— start of Recorded data —
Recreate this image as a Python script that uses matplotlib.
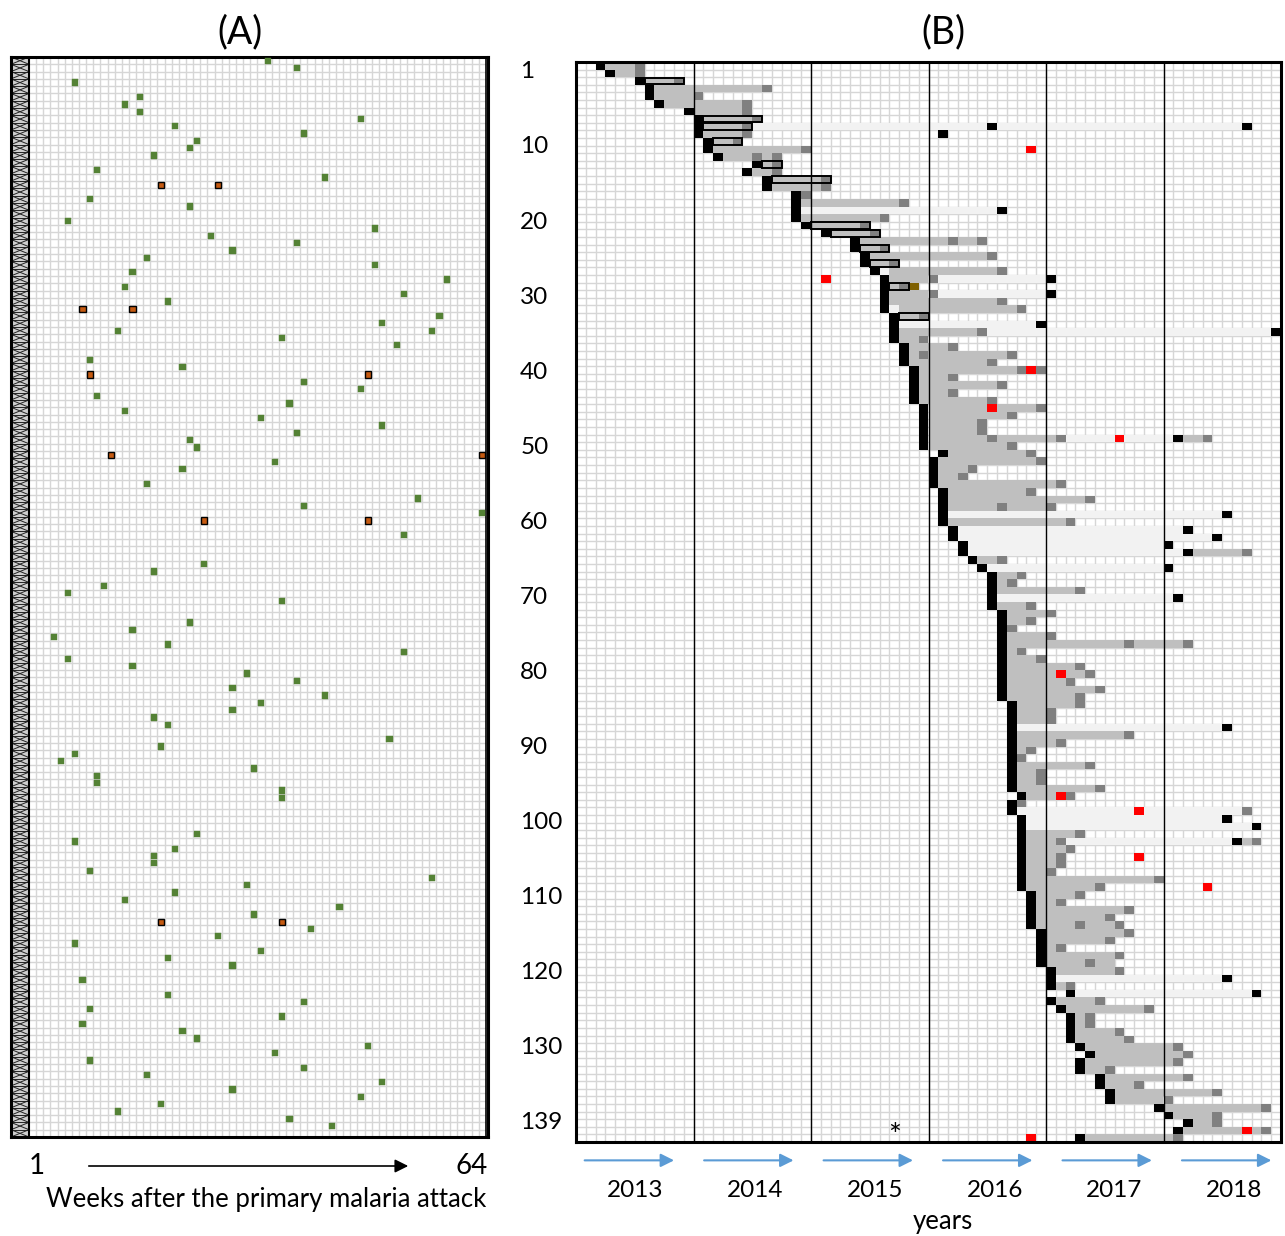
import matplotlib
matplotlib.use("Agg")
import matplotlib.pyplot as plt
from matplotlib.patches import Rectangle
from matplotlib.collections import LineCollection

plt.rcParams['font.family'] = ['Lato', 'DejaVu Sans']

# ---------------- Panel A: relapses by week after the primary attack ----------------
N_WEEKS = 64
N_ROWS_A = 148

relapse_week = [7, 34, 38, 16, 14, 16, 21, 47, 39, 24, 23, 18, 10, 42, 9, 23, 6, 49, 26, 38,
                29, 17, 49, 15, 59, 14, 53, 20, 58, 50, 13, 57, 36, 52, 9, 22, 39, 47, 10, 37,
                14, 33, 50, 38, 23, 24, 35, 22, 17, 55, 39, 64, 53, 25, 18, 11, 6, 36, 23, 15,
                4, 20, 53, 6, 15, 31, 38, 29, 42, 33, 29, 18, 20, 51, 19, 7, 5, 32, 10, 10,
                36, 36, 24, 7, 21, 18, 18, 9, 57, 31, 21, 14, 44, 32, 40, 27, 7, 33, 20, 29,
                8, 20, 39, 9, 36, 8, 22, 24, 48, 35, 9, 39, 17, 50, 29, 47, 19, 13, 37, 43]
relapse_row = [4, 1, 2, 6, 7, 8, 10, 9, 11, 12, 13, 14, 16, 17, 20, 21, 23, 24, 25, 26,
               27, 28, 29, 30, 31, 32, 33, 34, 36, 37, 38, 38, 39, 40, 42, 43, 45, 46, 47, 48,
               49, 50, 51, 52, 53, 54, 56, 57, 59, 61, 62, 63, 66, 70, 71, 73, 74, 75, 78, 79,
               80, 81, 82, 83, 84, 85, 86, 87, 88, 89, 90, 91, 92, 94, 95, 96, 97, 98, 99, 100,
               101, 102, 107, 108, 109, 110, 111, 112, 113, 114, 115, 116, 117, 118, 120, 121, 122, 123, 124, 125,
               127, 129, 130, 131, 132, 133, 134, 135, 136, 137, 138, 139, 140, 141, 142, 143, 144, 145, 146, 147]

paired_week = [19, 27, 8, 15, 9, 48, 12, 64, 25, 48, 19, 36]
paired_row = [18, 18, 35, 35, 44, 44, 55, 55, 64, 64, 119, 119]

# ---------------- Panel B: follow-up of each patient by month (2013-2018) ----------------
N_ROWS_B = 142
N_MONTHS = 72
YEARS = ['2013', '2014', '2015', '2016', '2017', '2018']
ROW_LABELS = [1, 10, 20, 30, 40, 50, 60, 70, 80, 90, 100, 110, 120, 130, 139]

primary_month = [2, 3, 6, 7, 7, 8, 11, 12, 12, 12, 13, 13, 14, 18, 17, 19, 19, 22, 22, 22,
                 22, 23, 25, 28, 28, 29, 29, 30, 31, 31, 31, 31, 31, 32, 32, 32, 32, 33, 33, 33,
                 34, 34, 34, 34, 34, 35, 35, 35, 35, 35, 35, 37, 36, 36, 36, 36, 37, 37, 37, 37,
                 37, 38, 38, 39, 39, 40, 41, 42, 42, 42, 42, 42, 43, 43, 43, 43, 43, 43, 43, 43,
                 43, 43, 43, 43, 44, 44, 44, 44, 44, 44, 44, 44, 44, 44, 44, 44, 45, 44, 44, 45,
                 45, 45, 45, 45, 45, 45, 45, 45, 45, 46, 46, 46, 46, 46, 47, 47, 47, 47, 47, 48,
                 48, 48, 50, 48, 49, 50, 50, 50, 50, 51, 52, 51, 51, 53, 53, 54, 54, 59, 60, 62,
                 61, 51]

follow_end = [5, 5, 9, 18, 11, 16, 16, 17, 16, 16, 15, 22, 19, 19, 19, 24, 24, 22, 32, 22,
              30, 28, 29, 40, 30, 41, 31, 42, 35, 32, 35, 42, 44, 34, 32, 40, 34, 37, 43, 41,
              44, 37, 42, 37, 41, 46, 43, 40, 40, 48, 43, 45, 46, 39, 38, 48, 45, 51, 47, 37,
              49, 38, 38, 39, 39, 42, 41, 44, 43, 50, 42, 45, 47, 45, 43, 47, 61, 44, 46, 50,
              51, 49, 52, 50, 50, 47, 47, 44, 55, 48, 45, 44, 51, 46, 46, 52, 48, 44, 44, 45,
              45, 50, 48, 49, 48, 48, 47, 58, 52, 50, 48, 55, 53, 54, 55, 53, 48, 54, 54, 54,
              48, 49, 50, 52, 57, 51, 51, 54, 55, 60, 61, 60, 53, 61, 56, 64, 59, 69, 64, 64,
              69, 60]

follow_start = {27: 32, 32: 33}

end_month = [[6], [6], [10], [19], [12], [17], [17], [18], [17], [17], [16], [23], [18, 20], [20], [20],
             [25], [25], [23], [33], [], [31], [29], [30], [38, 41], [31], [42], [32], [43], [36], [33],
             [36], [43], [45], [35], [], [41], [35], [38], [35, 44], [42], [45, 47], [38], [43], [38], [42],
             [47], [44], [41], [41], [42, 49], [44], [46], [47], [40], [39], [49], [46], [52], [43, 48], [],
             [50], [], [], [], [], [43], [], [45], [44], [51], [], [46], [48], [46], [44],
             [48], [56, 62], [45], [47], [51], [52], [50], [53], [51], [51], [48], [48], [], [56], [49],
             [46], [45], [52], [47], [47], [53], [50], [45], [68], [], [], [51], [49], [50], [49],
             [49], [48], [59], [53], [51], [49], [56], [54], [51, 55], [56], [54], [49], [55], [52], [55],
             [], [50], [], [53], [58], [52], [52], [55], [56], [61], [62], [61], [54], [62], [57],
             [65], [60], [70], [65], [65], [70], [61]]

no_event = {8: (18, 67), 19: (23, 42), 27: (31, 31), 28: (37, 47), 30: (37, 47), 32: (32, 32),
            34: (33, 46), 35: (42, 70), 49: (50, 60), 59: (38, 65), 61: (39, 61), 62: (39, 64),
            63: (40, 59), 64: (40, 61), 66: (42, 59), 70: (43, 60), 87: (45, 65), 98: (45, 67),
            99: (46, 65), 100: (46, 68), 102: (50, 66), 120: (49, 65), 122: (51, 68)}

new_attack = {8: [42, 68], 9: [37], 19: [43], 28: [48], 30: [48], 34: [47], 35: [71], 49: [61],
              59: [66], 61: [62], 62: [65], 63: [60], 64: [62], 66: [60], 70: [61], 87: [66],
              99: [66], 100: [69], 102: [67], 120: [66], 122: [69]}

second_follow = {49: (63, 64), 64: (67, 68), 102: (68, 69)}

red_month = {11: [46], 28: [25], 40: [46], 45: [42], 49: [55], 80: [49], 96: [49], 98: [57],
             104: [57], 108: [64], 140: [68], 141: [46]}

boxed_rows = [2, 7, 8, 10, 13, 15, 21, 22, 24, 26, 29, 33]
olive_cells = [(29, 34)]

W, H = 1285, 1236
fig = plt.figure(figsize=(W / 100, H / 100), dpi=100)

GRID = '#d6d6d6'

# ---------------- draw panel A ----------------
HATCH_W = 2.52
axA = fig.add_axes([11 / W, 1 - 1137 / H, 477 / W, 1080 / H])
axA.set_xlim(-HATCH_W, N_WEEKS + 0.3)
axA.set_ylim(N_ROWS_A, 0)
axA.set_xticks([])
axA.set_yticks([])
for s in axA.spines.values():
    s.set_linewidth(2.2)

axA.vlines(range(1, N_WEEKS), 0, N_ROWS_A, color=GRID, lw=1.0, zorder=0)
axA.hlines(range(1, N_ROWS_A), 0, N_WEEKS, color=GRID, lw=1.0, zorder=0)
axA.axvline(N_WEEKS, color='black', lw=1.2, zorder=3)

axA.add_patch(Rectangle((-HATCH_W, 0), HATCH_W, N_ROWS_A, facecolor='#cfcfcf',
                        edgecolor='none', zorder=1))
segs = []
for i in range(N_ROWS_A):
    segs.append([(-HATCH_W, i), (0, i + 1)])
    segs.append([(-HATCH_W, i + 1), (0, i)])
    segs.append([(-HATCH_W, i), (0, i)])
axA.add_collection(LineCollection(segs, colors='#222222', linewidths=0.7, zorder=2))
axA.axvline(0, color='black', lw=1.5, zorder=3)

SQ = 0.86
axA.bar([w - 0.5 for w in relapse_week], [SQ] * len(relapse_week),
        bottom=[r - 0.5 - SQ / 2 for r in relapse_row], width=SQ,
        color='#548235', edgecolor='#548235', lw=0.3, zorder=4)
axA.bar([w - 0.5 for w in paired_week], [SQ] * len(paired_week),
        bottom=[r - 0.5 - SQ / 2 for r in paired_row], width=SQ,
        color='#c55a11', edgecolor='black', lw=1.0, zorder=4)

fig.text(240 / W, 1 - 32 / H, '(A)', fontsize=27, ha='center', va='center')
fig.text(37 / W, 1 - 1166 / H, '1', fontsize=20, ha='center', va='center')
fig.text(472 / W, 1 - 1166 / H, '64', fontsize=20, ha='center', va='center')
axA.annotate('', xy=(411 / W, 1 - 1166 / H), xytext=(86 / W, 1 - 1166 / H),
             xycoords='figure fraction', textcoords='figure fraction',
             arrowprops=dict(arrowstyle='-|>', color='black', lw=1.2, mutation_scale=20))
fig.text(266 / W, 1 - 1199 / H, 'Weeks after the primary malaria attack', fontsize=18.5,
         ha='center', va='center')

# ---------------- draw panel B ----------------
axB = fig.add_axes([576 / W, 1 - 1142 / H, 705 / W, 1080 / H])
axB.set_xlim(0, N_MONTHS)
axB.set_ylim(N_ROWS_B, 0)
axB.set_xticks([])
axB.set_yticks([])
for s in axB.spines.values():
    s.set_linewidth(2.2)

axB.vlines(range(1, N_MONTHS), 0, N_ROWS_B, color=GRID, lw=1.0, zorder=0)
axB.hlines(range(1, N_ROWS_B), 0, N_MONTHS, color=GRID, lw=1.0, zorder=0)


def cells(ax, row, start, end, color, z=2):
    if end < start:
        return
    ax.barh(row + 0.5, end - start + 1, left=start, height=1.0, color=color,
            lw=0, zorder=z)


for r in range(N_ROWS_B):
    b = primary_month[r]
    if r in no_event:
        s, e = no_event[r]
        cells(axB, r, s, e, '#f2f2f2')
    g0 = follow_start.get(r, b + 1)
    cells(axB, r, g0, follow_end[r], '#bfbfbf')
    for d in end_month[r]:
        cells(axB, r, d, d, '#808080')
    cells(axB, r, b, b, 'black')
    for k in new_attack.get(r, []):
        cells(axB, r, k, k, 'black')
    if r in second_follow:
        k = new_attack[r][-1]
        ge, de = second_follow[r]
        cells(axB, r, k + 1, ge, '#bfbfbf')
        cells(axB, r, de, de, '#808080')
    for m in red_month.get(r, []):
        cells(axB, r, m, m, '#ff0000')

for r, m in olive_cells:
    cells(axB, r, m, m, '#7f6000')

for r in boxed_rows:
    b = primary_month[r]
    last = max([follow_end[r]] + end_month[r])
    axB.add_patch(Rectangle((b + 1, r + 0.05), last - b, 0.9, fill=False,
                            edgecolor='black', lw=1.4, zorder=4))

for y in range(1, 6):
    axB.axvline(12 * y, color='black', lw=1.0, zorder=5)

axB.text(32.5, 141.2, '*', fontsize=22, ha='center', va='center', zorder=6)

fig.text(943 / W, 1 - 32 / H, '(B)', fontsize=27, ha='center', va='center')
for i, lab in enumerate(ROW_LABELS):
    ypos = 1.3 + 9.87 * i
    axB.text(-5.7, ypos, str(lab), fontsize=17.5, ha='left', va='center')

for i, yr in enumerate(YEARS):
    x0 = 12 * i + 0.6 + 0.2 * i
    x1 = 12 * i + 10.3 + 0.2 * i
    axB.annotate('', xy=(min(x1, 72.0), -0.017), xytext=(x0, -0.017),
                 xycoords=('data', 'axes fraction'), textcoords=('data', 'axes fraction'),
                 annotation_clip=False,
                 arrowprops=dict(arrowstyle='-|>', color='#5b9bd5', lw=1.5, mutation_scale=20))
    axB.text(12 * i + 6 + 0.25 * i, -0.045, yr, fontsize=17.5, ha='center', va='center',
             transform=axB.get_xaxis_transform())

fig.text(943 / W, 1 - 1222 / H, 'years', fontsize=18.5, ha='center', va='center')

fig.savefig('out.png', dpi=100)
— end of Recorded data —
Leave out the pictures and repeat exactly the lines from the start of the material through the line that contains "N_ROWS_A = 148", both included.

Recreate this image as a Python script that uses matplotlib.
import matplotlib
matplotlib.use("Agg")
import matplotlib.pyplot as plt
from matplotlib.patches import Rectangle
from matplotlib.collections import LineCollection

plt.rcParams['font.family'] = ['Lato', 'DejaVu Sans']

# ---------------- Panel A: relapses by week after the primary attack ----------------
N_WEEKS = 64
N_ROWS_A = 148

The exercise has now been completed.